## [Task statement]
Extract, in full, the lines below, beginning at the first and ending with the line that contains "import plotly.graph_objects as go". Pictures do not belong in the copy.

## [Data excerpt]
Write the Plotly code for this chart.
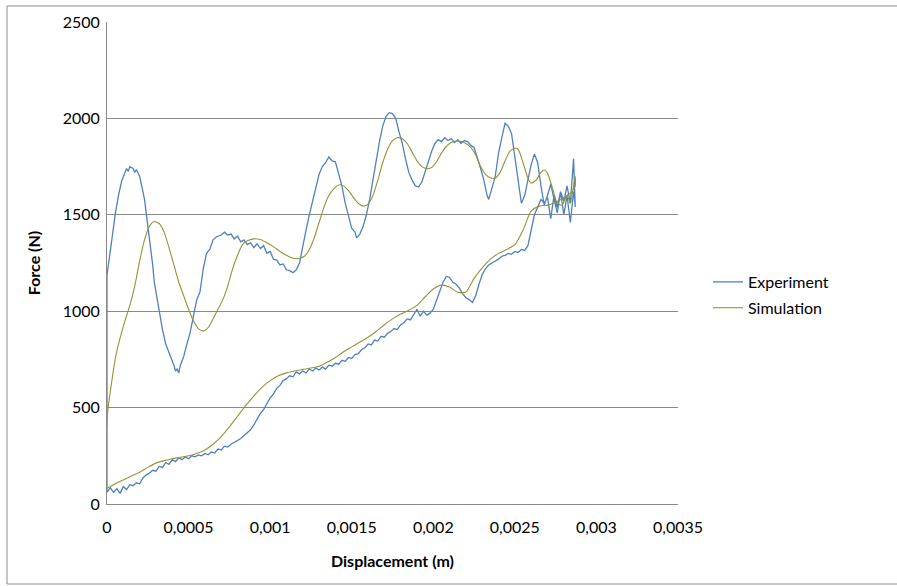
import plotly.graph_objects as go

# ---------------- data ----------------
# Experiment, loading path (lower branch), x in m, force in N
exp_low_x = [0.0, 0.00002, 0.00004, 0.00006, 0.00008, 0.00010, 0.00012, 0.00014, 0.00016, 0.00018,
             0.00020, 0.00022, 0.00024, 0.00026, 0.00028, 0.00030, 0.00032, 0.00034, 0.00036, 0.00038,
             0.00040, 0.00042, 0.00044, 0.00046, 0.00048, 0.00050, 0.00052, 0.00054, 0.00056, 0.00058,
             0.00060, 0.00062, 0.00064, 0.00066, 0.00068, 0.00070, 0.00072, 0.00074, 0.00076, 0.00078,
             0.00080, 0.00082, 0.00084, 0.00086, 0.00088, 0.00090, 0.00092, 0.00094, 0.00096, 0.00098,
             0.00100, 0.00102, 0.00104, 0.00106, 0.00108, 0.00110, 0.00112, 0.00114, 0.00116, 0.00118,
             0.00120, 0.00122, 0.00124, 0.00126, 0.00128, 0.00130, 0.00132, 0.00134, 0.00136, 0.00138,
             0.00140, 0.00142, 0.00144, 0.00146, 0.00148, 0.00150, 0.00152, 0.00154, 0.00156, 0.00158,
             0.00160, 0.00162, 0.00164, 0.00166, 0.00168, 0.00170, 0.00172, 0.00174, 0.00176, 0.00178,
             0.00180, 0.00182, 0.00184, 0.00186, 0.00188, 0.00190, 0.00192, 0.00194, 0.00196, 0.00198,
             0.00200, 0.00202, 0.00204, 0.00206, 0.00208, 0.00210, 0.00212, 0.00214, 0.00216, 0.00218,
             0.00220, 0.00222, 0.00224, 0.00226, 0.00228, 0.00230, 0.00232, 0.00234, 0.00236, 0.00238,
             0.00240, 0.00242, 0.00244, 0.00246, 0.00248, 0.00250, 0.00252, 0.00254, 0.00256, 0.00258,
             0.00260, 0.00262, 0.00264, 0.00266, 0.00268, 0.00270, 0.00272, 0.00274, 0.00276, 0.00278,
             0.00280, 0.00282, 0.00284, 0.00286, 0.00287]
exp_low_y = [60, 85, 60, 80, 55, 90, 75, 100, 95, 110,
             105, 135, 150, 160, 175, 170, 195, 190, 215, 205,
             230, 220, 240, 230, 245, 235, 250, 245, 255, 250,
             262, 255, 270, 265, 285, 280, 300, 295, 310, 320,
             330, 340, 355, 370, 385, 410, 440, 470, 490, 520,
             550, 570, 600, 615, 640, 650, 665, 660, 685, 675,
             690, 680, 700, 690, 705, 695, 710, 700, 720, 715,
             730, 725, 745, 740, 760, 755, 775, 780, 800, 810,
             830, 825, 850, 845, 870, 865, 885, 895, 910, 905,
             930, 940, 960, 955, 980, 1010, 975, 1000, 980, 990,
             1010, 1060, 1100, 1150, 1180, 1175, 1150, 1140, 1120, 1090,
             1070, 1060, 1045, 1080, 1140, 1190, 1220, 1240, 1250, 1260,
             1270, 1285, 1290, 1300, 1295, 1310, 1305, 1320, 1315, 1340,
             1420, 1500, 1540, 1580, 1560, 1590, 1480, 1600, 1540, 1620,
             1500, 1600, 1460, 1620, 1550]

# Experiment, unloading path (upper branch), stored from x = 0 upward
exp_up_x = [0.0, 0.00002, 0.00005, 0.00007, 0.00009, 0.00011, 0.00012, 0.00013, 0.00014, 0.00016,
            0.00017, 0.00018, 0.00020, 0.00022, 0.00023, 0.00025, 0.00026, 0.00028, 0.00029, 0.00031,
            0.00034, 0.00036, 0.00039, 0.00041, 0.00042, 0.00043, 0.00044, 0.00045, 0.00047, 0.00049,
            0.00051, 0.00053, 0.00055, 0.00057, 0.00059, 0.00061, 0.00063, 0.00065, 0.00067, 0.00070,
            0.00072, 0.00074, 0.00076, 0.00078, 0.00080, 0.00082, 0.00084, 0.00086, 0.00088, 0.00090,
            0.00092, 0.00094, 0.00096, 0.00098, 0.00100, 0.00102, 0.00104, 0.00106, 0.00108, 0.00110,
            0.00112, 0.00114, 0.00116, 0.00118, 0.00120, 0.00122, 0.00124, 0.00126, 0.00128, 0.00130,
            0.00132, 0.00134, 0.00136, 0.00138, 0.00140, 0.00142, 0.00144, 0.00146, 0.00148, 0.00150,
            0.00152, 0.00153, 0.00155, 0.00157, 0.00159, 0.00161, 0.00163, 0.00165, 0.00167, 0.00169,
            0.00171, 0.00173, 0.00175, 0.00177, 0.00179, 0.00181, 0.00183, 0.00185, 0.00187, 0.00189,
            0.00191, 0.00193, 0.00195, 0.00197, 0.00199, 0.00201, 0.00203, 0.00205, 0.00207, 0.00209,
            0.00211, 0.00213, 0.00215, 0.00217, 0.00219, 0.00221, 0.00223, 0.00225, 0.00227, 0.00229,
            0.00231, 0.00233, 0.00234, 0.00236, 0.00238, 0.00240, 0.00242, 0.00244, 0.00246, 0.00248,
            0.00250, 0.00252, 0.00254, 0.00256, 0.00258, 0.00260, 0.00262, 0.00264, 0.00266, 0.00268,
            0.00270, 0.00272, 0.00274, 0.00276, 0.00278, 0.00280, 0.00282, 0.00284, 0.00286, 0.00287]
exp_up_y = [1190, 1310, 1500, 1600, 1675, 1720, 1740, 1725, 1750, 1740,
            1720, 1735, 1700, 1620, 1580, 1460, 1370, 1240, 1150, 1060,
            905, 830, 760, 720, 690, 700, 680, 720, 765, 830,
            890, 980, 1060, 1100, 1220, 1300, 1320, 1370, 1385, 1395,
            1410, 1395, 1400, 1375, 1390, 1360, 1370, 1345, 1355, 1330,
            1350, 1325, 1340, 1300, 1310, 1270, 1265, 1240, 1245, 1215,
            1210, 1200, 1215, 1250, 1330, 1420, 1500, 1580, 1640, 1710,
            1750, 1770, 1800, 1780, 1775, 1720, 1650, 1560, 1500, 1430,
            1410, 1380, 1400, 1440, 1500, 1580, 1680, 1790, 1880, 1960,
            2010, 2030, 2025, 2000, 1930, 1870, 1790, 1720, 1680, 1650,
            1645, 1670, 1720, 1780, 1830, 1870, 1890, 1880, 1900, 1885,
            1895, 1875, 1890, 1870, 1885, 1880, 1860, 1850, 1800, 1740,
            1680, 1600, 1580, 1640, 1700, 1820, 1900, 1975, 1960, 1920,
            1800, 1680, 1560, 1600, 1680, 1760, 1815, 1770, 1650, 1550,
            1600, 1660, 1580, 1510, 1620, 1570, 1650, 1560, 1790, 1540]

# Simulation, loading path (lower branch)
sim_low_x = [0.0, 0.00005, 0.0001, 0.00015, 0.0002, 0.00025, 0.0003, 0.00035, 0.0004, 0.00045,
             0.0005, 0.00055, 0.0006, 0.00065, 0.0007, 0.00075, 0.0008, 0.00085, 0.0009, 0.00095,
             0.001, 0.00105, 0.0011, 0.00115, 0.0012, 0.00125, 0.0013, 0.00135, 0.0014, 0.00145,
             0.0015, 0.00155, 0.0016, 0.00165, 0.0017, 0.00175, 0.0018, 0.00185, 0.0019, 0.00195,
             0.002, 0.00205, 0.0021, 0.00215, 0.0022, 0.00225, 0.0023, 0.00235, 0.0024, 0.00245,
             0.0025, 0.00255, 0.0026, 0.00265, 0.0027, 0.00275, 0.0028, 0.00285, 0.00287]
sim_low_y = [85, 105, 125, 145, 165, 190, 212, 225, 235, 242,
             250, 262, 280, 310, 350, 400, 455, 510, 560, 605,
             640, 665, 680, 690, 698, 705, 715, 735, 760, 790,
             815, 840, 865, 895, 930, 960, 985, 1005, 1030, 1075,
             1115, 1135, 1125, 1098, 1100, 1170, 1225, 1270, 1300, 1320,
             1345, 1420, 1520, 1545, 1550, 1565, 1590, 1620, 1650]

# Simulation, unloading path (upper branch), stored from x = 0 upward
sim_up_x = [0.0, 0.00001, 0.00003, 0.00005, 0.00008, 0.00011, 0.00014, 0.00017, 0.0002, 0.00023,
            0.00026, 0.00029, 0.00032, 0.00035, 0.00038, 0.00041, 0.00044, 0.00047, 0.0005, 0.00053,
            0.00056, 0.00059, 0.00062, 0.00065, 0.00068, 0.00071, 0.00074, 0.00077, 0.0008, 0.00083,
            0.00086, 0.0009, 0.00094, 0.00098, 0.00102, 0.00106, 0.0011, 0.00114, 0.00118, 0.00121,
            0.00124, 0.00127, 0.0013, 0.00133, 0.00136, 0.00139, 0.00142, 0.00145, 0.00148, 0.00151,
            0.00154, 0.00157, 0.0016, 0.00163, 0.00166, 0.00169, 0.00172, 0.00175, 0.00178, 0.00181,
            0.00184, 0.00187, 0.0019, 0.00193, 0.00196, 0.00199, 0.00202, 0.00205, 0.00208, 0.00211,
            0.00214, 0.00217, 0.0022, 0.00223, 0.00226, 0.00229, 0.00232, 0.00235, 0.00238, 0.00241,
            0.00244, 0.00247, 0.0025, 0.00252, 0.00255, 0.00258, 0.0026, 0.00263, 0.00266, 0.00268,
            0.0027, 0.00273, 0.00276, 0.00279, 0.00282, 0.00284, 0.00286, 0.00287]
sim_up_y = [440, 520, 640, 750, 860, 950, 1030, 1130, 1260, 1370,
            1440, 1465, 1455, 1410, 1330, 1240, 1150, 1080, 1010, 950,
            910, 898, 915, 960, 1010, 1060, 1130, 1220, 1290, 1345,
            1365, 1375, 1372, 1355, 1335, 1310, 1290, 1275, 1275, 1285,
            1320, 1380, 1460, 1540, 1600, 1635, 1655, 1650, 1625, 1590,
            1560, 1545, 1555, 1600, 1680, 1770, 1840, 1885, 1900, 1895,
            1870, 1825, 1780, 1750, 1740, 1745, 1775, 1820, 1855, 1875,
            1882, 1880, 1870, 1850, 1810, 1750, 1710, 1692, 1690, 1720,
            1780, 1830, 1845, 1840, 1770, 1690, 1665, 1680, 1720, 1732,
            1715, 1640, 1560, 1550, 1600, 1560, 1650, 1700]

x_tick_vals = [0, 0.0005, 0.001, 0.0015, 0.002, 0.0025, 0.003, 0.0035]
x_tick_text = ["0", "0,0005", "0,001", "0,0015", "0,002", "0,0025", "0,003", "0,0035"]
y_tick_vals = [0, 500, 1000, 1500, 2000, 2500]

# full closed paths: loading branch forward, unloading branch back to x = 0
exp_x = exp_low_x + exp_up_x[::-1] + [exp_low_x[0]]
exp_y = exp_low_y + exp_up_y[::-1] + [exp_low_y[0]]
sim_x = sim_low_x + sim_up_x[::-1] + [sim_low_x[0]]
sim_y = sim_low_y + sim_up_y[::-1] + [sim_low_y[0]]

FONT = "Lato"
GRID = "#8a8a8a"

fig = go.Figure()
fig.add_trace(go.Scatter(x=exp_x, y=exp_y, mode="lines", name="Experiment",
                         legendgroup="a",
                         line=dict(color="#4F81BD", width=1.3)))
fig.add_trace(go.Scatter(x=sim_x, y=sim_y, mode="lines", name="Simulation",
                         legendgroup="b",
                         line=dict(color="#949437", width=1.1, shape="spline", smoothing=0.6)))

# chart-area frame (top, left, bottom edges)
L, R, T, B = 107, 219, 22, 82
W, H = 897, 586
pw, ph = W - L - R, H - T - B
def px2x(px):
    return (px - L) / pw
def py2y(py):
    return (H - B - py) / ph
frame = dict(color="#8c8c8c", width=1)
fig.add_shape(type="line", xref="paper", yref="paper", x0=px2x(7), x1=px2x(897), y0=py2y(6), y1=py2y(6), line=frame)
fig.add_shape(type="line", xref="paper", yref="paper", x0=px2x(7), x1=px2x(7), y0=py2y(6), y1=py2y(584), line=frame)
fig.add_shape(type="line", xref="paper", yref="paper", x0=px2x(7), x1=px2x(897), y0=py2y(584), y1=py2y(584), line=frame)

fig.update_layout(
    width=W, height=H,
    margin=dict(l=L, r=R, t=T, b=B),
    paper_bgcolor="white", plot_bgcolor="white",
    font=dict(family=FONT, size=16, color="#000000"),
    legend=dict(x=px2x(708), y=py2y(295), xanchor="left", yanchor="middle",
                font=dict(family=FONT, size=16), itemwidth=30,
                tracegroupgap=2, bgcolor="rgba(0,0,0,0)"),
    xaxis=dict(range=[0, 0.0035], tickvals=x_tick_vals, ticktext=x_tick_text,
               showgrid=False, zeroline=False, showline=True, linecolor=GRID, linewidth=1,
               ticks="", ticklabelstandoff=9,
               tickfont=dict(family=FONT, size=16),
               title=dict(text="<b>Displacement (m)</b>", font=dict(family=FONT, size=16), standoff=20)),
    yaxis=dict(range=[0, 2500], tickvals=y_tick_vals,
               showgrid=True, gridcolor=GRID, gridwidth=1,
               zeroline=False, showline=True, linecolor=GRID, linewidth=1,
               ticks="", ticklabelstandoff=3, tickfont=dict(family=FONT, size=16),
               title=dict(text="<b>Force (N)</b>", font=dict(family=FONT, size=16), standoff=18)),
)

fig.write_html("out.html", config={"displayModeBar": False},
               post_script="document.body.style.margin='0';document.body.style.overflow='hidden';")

## [Expected output]
Write the Plotly code for this chart.
import plotly.graph_objects as go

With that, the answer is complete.